Meanwhile, at Betterment, we typically recommend accounts within a retirement goal utilize Tax Coordination, which is Betterment’s automated approach to asset location. Asset location is the practice of keeping tax-inefficient assets in tax-advantaged accounts, and tax-efficient assets in taxable accounts. Asset location can provide a lot of value when done correctly, but it requires a great deal of manual work, making Tax Coordination an important service. So, we assume that the typical Betterment investor’s portfolio is asset located according to our Tax Coordination methodology, while the comparison investor’s portfolio is not.

### 6. Tax-Loss Harvesting

Since a portion of the typical investor’s portfolio is assumed to be in a taxable account, the investor has the opportunity to harvest capital losses. This means selling an asset that’s depreciated in value, while purchasing a different asset to retain upside, allowing you to offset other gains up to $3,000 of earned income. Given the time and effort required, we assume the benchmark will not harvest losses at all.

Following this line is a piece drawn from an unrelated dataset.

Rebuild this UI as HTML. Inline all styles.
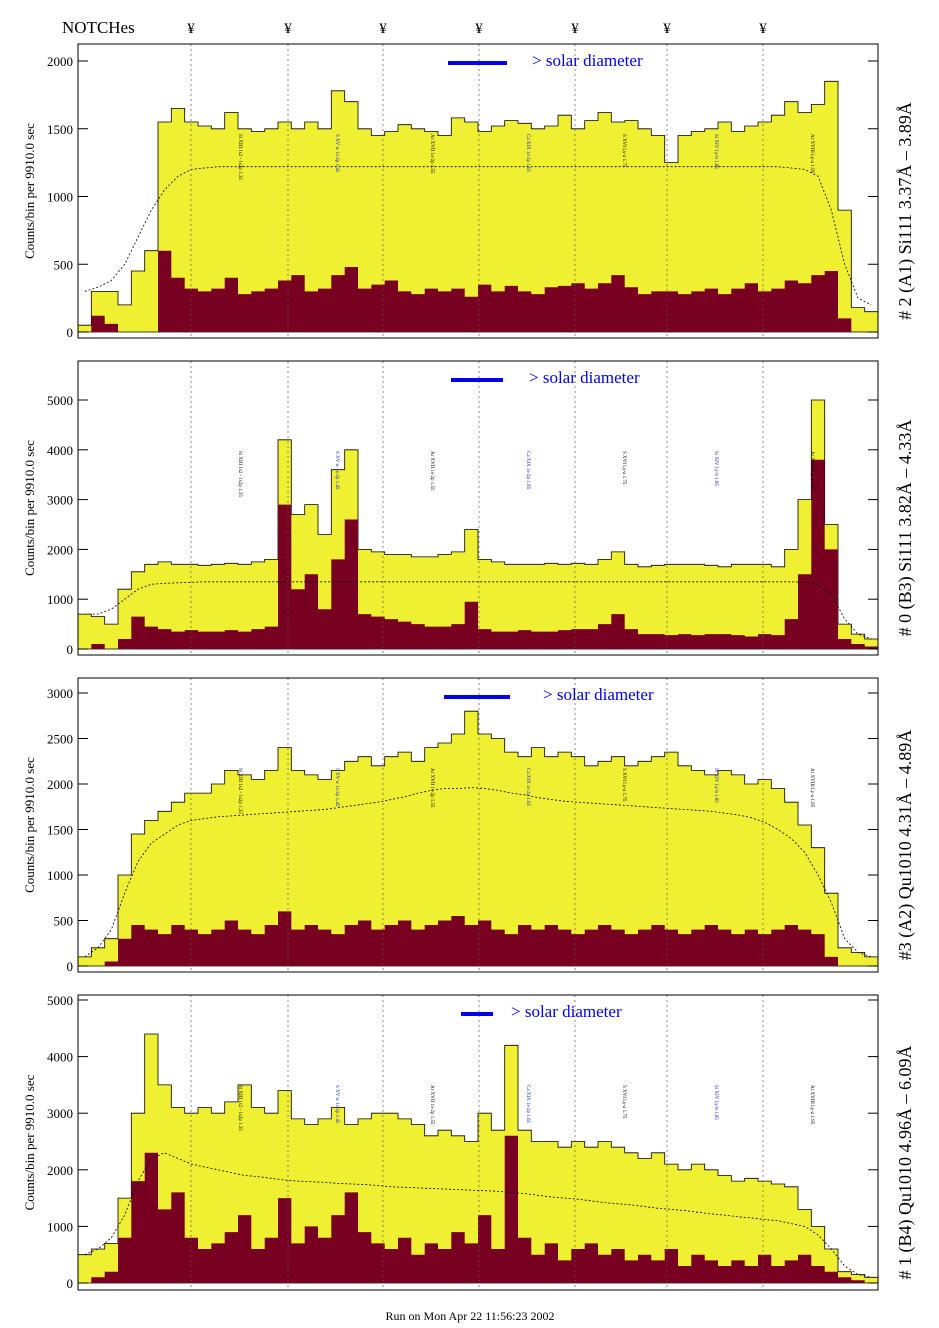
<!DOCTYPE html>
<html><head><meta charset="utf-8">
<style>
body{margin:0;background:#fff;}
svg{display:block;font-family:"Liberation Serif",serif;}
</style></head>
<body>
<svg id="chart" width="939" height="1328" viewBox="0 0 939 1328" xmlns="http://www.w3.org/2000/svg">
<text x="62" y="33" font-size="17">NOTCHes</text>
<text x="470" y="1320" font-size="12" text-anchor="middle">Run on Mon Apr 22 11:56:23 2002</text>
</svg>
<script>
const notchX = [191, 288, 383, 479, 575, 667, 763];
const titles = ["# 2 (A1) Si111  3.37Å – 3.89Å","# 0 (B3) Si111  3.82Å – 4.33Å","#3 (A2) Qu1010  4.31Å – 4.89Å","# 1 (B4) Qu1010 4.96Å – 6.09Å"];
const yMax = [2000, 5000, 3000, 5000];
const yTicks1 = [0,500,1000,1500,2000];
const yTicks2 = [0,1000,2000,3000,4000,5000];
const yTicks3 = [0,500,1000,1500,2000,2500,3000];
const yTicks4 = [0,1000,2000,3000,4000,5000];
const yel1 = [50,300,300,200,450,600,1550,1650,1550,1520,1500,1620,1500,1480,1500,1550,1500,1550,1500,1780,1700,1500,1450,1480,1530,1500,1480,1450,1580,1550,1480,1520,1560,1540,1500,1520,1600,1500,1560,1620,1550,1560,1500,1450,1250,1450,1480,1500,1550,1480,1520,1550,1600,1700,1620,1680,1850,900,180,150];
const red1 = [0,120,60,0,0,0,600,400,320,300,320,400,280,300,320,380,420,300,320,420,480,320,350,380,300,280,320,300,320,260,350,300,340,300,280,330,340,360,320,360,420,330,280,300,300,280,300,320,280,320,360,300,320,380,360,420,450,100,0,0];
const fit1 = [300,330,380,500,700,900,1050,1150,1200,1210,1220,1220,1220,1220,1220,1220,1220,1220,1220,1220,1220,1220,1220,1220,1220,1220,1220,1220,1220,1220,1220,1220,1220,1220,1220,1220,1220,1220,1220,1220,1220,1220,1220,1220,1220,1220,1220,1220,1220,1220,1220,1220,1220,1210,1200,1150,900,500,250,200];
const yel2 = [700,650,500,1200,1550,1700,1750,1700,1700,1680,1700,1720,1700,1750,1800,4200,2700,2900,2300,3600,4000,2000,1950,1900,1900,1850,1850,1900,1950,2400,1800,1750,1700,1700,1700,1720,1700,1720,1700,1800,1950,1700,1650,1680,1700,1700,1700,1680,1650,1700,1700,1700,1650,2000,3000,5000,2500,500,300,200];
const red2 = [0,100,0,200,650,450,400,350,380,350,350,380,350,400,450,2900,1200,1500,800,1800,2600,700,650,600,550,500,450,450,500,950,400,350,350,380,350,350,380,400,400,500,700,400,300,300,280,300,280,300,300,280,250,300,280,600,1500,3800,2000,200,100,50];
const fit2 = [700,700,800,1000,1200,1300,1320,1330,1340,1350,1350,1350,1350,1350,1350,1350,1350,1350,1350,1350,1350,1350,1350,1350,1350,1350,1350,1350,1350,1350,1350,1350,1350,1350,1350,1350,1350,1350,1350,1350,1350,1350,1350,1350,1350,1350,1350,1350,1350,1350,1350,1350,1350,1350,1340,1300,1100,600,300,200];
const yel3 = [100,200,300,1000,1450,1600,1700,1800,1900,1900,2000,2150,2100,2050,2150,2400,2150,2100,2050,2150,2250,2300,2200,2300,2350,2250,2400,2450,2550,2800,2550,2500,2350,2300,2400,2300,2350,2300,2200,2250,2300,2200,2250,2300,2350,2200,2150,2100,2150,2100,2000,2050,1950,1800,1550,1300,800,200,150,100];
const red3 = [0,0,50,300,450,400,350,450,400,350,400,500,400,350,450,600,400,450,400,350,450,500,400,450,500,400,450,500,550,450,500,400,350,450,400,450,400,350,400,450,400,350,400,450,400,350,400,450,400,350,400,350,400,450,400,350,100,0,0,0];
const fit3 = [100,200,400,800,1150,1350,1450,1550,1600,1620,1640,1650,1660,1670,1680,1690,1700,1710,1720,1740,1760,1780,1800,1830,1860,1900,1930,1950,1950,1960,1950,1930,1900,1880,1850,1830,1810,1800,1790,1780,1770,1760,1750,1740,1730,1720,1710,1700,1680,1660,1630,1580,1500,1400,1250,1000,700,300,150,100];
const yel4 = [500,600,700,1500,3000,4400,3500,3100,3000,3100,3000,3200,3500,3100,3000,3400,2900,2800,2900,3100,2800,2900,3000,3000,2900,2800,2600,2700,2600,2500,3000,2700,4200,2700,2500,2500,2400,2500,2400,2500,2400,2300,2200,2300,2100,2000,2100,2000,1900,1800,1850,1800,1750,1700,1300,1000,600,200,150,100];
const red4 = [0,100,200,800,1800,2300,1300,1600,800,600,700,900,1200,600,800,1500,700,1000,800,1200,1600,900,700,600,800,500,700,600,900,700,1200,600,2600,800,500,700,400,600,700,500,600,400,500,400,600,300,500,400,300,400,300,500,300,400,500,300,200,100,50,0];
const fit4 = [500,600,800,1200,1800,2200,2300,2200,2100,2050,2000,1950,1900,1880,1850,1820,1800,1790,1780,1760,1750,1740,1720,1700,1690,1680,1670,1660,1650,1640,1630,1620,1600,1580,1550,1520,1500,1480,1450,1420,1400,1380,1350,1320,1300,1280,1250,1220,1200,1170,1150,1120,1100,1050,1000,850,600,300,150,100];
const lineLabels = ["Si XIII 1s2 - 1s2p","S XV w 1s-2p","Ar XVII 1s-2p","Ca XIX 1s-2p","S XVI Ly-a","Si XIV Ly-b","Ar XVIII Ly-a"];

const panels = [
 {top:44,bot:338,y0:332,yt:61,ticks:yTicks1,yel:yel1,red:red1,fit:fit1,bar:[448,507],bt:532},
 {top:361,bot:655,y0:649,yt:400,ticks:yTicks2,yel:yel2,red:red2,fit:fit2,bar:[451,503],bt:529},
 {top:678,bot:972,y0:966,yt:693,ticks:yTicks3,yel:yel3,red:red3,fit:fit3,bar:[444,510],bt:543},
 {top:995,bot:1290,y0:1283,yt:1000,ticks:yTicks4,yel:yel4,red:red4,fit:fit4,bar:[461,493],bt:511}
];
const NS="http://www.w3.org/2000/svg";
const svg=document.getElementById('chart');
const X0=78, X1=878;
function mk(tag,attrs,parent){const e=document.createElementNS(NS,tag);for(const k in attrs)e.setAttribute(k,attrs[k]);(parent||svg).appendChild(e);return e;}
notchX.forEach(x=>{const t=mk('text',{x:x,y:33,'font-size':15,'text-anchor':'middle'});t.textContent='¥';

});
panels.forEach((p,pi)=>{
 const g=mk('g',{});
 
 
 const max=yMax[pi];
 const ys=v=>p.y0-(p.y0-p.yt)*v/max;
 const n=p.yel.length, bw=(X1-X0)/n;
 const xs=i=>X0+bw*i;
 function stepPath(arr){let d='M'+X0+','+p.y0;arr.forEach((v,i)=>{const y=Math.min(ys(v),p.top+1).toFixed(1);d+=' L'+xs(i).toFixed(1)+','+Math.max(ys(v),p.top+1).toFixed(1)+' L'+xs(i+1).toFixed(1)+','+Math.max(ys(v),p.top+1).toFixed(1);});return d+' L'+X1+','+p.y0+' Z';}
 const yp=mk('path',{d:stepPath(p.yel),fill:'#f0f032',stroke:'#000','stroke-width':0.8},g);
 
 
 const rp=mk('path',{d:stepPath(p.red),fill:'#780020',stroke:'none'},g);
 
 
 let fd='';p.fit.forEach((v,i)=>{fd+=(i?' L':'M')+(xs(i)+bw/2).toFixed(1)+','+ys(v).toFixed(1);});
 const fp=mk('path',{d:fd,fill:'none',stroke:'#000','stroke-width':0.8,'stroke-dasharray':'2,2'},g);
 
 
 notchX.forEach(x=>{const l=mk('line',{x1:x,x2:x,y1:p.top,y2:p.bot,stroke:'#555','stroke-width':0.7,'stroke-dasharray':'2,3'},g);
 
 });
 // small line labels
 notchX.forEach((x,k)=>{const t=mk('text',{transform:`translate(${x+48},${p.top+90}) rotate(90)`,'font-size':5,fill:k%2?'#1020c0':'#000'},g);t.textContent=lineLabels[k]+' 1.'+(k+3)+'5';
 
 });
 const fr=mk('rect',{x:X0,y:p.top,width:X1-X0,height:p.bot-p.top,fill:'none',stroke:'#000','stroke-width':1},g);
 
 
 p.ticks.forEach(v=>{const y=ys(v);mk('line',{x1:X0,x2:X0+10,y1:y,y2:y,stroke:'#000'},g);mk('line',{x1:X1,x2:X1-10,y1:y,y2:y,stroke:'#000'},g);
 const t=mk('text',{x:X0-5,y:y+5,'font-size':13,'text-anchor':'end'},g);t.textContent=v;
 
 });
 const yt=mk('text',{transform:`translate(34,${(p.top+p.bot)/2}) rotate(-90)`,'font-size':13,'text-anchor':'middle'},g);yt.textContent='Counts/bin per    9910.0 sec';
 
 
 const tt=mk('text',{transform:`translate(911,${(p.top+p.bot)/2+20}) rotate(-90)`,'font-size':18,'text-anchor':'middle'},g);tt.textContent=titles[pi];
 
 
 const sb=mk('line',{x1:p.bar[0],x2:p.bar[1],y1:p.top+19,y2:p.top+19,stroke:'#0000ee','stroke-width':4},g);
 
 
 const st=mk('text',{x:p.bt,y:p.top+22,'font-size':17,fill:'#0000ee'},g);st.textContent='> solar diameter';
 
 
});
</script>
</body></html>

Meanwhile, Betterment automates the process with Tax Loss Harvesting+ completely, making it a common part of taxable investing at Betterment. We assume a typical Betterment investor uses Tax Loss Harvesting+ and that harvesting opportunities are evaluated daily.

### 7. Management Fees

We assume the Betterment investor is charged a fee of 0.25% per year. In the simulations, we assume that this fee is charged quarterly and calculated based on the average account balance over the preceding quarter.

We assume that the benchmark investor has no added fee applied, as they are managing their own investments. We don’t assume they face any costs per trade, even though most brokerages for individuals charge per trade.

### 8. The Typical Investor’s Income and Tax Information

Given that many Betterment features are designed to help optimize taxes for customers, we also have to make some assumptions about the characteristics and income of the investor to quantify the value of these features.

For our simulations, we assume that both the benchmark investor and Betterment customer are residents of California, as this is both the most populous state and the state in which more Betterment customers reside than any other. To estimate the value of Betterment’s offering for a wider range of customers, we run our simulations for two different income-level assumptions (“moderate” and “high”), which also affects the assumed tax brackets.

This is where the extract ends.